### TASK REQUIREMENTS
Could you repeat, exactly as they stand, the lines between the one with "Reproduce this chart with matplotlib." and the one with "demanda = [2722000, 2919000, 3051000, 3113000, 3120000]", inclusive, minus the pictures?

====== TASK MATERIAL

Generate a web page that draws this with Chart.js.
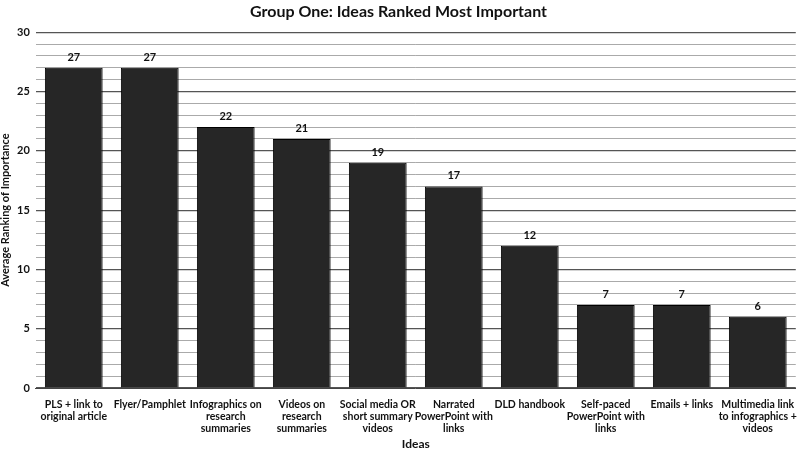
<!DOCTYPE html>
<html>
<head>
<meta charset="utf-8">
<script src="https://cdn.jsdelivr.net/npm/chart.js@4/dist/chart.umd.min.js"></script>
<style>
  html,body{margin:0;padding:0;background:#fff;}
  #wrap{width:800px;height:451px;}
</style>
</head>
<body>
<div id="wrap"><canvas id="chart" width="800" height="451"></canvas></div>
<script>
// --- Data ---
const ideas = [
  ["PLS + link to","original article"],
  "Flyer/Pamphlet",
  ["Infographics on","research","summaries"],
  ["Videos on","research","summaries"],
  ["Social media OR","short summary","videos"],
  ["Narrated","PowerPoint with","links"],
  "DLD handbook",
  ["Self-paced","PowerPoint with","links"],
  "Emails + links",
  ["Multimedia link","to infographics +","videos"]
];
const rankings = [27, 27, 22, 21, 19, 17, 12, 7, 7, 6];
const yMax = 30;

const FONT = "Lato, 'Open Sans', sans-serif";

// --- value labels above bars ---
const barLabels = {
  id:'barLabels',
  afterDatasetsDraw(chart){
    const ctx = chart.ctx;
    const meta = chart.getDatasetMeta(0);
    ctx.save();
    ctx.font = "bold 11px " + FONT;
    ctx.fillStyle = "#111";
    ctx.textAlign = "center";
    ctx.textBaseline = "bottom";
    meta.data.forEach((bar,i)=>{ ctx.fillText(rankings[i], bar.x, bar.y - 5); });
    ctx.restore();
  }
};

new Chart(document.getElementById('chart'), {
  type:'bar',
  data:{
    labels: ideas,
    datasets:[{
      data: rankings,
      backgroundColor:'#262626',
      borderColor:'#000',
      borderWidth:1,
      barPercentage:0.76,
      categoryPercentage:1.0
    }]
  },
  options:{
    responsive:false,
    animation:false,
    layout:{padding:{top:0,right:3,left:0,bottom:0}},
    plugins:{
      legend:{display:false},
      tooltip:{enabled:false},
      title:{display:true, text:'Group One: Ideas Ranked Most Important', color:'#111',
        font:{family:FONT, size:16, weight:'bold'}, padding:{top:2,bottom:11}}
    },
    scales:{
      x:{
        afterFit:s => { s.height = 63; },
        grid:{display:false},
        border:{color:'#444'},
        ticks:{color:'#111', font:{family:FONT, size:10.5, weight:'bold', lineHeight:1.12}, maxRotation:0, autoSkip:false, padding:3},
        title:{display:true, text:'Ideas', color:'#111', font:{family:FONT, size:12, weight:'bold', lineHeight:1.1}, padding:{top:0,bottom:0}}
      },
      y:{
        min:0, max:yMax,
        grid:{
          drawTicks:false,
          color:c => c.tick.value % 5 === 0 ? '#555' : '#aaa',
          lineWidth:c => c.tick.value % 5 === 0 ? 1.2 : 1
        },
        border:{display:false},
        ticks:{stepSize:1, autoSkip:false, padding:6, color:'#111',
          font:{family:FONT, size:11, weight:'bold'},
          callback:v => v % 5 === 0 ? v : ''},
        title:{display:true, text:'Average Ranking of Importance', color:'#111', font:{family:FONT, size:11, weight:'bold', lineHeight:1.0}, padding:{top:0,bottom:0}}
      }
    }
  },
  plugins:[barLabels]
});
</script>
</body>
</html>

============
====== TASK MATERIAL

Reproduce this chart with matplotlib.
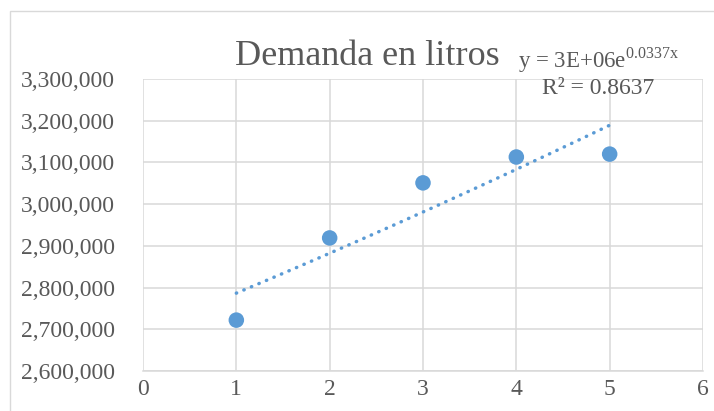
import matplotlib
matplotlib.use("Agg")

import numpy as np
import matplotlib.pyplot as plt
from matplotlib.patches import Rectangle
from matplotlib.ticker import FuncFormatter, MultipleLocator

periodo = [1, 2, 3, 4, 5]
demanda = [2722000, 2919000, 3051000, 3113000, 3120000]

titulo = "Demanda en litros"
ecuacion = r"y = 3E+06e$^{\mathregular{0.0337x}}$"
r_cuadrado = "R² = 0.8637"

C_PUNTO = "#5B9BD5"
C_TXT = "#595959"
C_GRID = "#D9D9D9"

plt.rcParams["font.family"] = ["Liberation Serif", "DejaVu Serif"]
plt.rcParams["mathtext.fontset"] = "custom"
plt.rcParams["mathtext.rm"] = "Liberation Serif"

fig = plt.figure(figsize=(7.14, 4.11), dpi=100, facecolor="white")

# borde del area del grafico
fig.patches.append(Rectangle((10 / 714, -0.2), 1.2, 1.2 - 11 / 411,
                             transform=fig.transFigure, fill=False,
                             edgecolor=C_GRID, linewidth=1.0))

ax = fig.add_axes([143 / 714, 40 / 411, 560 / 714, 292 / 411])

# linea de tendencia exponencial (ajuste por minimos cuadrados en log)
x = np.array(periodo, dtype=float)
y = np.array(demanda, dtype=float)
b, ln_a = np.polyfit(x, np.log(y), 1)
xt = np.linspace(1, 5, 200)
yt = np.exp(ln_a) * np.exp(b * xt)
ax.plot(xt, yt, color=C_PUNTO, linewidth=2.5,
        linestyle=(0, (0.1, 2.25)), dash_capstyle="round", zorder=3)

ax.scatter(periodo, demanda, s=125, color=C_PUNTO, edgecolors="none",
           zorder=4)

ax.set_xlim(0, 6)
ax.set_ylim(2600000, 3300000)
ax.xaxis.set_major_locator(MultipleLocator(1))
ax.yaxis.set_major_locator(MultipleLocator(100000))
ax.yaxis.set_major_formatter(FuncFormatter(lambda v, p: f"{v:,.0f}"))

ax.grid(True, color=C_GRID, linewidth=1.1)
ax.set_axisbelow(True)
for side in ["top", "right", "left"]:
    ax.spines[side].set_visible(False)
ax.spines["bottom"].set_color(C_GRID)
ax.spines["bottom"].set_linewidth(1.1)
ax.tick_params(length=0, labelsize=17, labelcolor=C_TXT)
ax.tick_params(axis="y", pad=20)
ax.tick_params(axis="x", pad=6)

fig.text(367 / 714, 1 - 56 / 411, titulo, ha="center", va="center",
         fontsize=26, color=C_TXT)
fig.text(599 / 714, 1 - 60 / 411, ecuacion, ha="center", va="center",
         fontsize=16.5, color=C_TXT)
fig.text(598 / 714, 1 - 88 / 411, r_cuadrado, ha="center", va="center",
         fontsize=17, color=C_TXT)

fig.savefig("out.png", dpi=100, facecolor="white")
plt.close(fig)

============
====== TASK MATERIAL

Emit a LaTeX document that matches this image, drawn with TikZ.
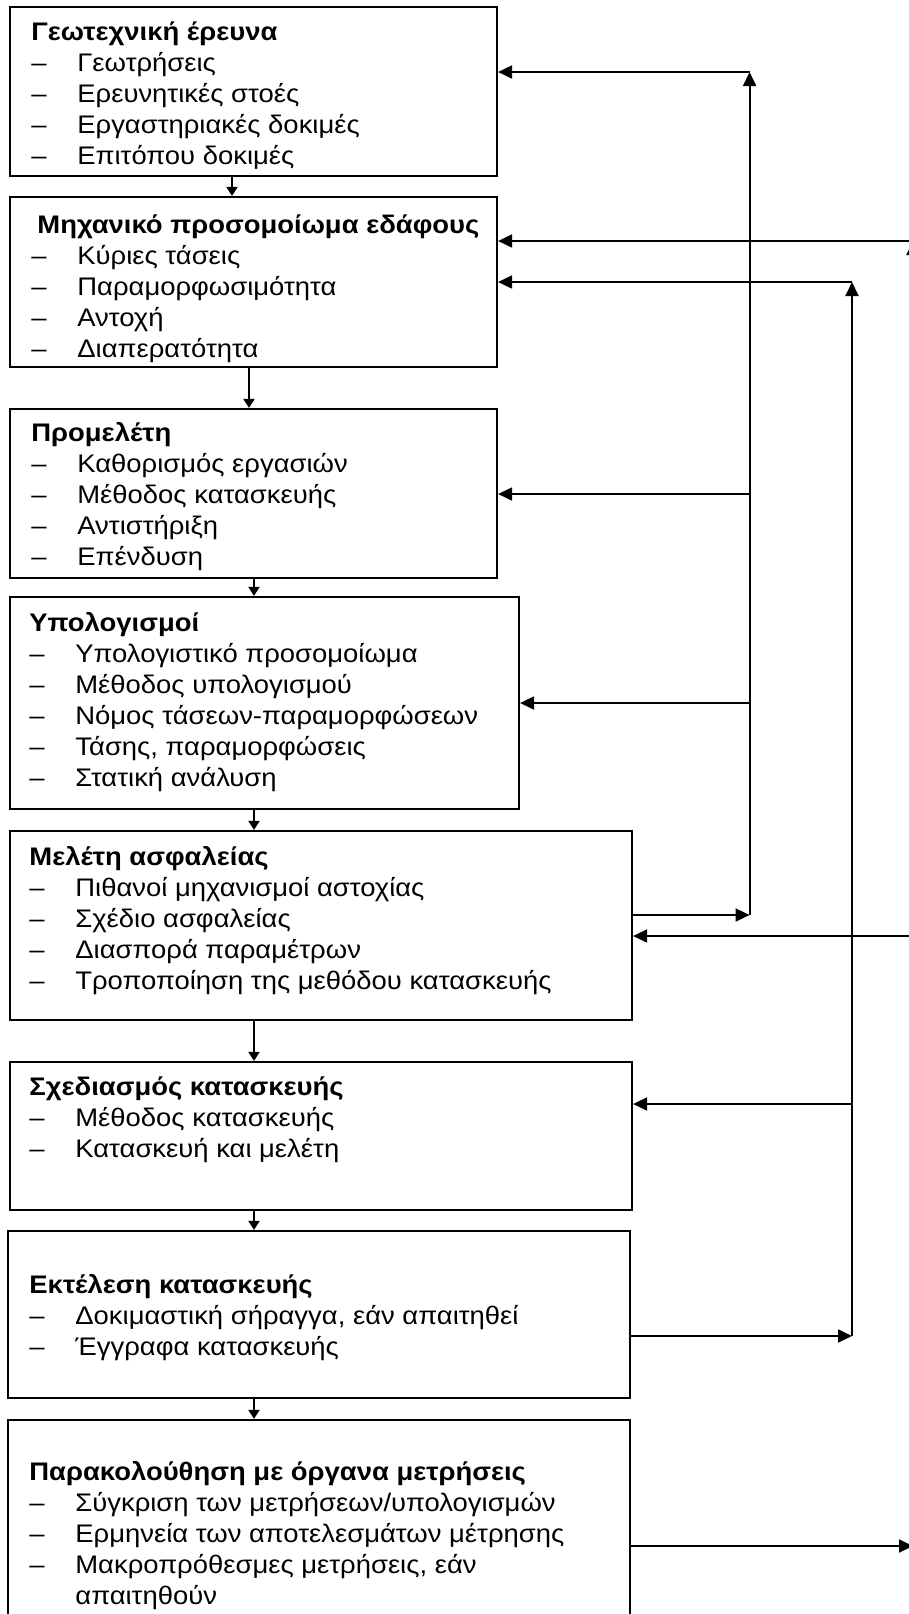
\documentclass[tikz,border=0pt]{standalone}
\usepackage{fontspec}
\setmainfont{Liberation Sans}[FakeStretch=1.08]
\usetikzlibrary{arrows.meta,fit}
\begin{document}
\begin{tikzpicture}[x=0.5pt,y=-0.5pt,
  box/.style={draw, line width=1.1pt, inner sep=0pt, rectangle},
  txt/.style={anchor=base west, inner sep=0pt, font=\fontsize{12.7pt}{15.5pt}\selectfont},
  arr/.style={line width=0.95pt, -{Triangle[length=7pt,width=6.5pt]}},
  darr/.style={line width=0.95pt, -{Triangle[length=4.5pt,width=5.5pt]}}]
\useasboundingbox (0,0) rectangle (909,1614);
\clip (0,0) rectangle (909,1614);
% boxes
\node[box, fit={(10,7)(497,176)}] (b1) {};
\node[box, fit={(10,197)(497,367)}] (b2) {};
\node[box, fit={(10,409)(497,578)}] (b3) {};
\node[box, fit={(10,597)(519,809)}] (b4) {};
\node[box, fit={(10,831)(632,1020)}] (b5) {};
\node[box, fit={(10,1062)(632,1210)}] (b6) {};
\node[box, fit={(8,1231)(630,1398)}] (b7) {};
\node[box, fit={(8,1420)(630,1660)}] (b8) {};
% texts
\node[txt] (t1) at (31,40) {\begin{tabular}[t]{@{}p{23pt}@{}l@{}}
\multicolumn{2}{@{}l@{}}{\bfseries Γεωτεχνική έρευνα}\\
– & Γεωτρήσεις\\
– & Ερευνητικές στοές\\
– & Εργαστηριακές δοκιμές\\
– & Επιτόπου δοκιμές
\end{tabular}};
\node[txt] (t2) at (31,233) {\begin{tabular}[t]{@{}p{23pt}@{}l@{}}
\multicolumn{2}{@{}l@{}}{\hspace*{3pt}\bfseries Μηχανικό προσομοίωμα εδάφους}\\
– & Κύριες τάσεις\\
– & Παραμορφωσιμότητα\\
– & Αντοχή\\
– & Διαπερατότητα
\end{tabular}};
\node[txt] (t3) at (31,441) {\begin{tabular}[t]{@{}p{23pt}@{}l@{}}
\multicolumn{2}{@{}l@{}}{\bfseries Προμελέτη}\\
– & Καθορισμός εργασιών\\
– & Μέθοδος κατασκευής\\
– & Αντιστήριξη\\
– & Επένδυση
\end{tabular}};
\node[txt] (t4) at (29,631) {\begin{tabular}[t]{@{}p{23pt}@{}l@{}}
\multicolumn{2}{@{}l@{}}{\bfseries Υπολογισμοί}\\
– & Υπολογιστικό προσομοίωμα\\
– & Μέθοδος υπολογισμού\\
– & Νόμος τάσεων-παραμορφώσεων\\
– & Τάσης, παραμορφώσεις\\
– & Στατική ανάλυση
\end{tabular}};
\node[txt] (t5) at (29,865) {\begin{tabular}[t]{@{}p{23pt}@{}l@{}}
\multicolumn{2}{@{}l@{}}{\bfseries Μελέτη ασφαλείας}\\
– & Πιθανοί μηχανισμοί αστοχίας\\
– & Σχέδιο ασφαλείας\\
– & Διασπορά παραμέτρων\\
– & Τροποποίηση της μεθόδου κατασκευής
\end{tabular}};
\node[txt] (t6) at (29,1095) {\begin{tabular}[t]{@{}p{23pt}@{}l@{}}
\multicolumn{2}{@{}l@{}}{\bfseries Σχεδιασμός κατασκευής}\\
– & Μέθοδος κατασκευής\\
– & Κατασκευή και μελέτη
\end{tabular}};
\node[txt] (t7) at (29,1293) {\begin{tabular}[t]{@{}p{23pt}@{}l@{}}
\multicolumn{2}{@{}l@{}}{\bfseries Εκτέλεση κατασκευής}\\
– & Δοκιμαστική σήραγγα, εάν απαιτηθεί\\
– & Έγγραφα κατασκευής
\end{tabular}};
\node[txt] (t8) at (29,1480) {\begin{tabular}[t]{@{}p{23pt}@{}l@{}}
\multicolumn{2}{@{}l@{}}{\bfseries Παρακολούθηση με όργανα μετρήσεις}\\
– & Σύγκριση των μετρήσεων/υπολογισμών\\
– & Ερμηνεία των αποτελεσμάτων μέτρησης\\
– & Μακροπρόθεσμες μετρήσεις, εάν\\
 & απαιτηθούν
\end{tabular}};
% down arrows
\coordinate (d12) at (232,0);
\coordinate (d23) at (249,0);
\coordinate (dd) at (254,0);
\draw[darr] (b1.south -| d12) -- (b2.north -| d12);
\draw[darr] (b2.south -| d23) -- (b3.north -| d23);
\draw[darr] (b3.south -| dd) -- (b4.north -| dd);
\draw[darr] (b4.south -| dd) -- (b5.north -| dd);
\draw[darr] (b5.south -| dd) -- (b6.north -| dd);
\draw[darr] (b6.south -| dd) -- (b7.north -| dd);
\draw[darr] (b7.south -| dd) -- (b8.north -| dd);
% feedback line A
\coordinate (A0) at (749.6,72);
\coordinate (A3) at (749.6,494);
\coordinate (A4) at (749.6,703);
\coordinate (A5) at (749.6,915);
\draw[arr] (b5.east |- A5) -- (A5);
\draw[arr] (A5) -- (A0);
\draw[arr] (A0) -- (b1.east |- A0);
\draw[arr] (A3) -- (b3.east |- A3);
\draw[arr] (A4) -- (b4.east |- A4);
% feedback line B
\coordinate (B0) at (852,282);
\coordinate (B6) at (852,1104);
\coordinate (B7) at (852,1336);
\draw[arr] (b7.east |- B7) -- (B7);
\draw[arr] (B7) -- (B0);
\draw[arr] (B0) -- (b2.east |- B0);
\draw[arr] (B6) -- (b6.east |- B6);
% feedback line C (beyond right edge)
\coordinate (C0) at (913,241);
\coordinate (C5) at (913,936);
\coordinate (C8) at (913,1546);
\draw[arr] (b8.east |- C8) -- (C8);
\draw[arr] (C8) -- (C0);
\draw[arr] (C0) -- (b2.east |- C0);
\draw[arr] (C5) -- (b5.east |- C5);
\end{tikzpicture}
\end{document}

============

### THE REPLY
Reproduce this chart with matplotlib.
import matplotlib
matplotlib.use("Agg")

import numpy as np
import matplotlib.pyplot as plt
from matplotlib.patches import Rectangle
from matplotlib.ticker import FuncFormatter, MultipleLocator

periodo = [1, 2, 3, 4, 5]
demanda = [2722000, 2919000, 3051000, 3113000, 3120000]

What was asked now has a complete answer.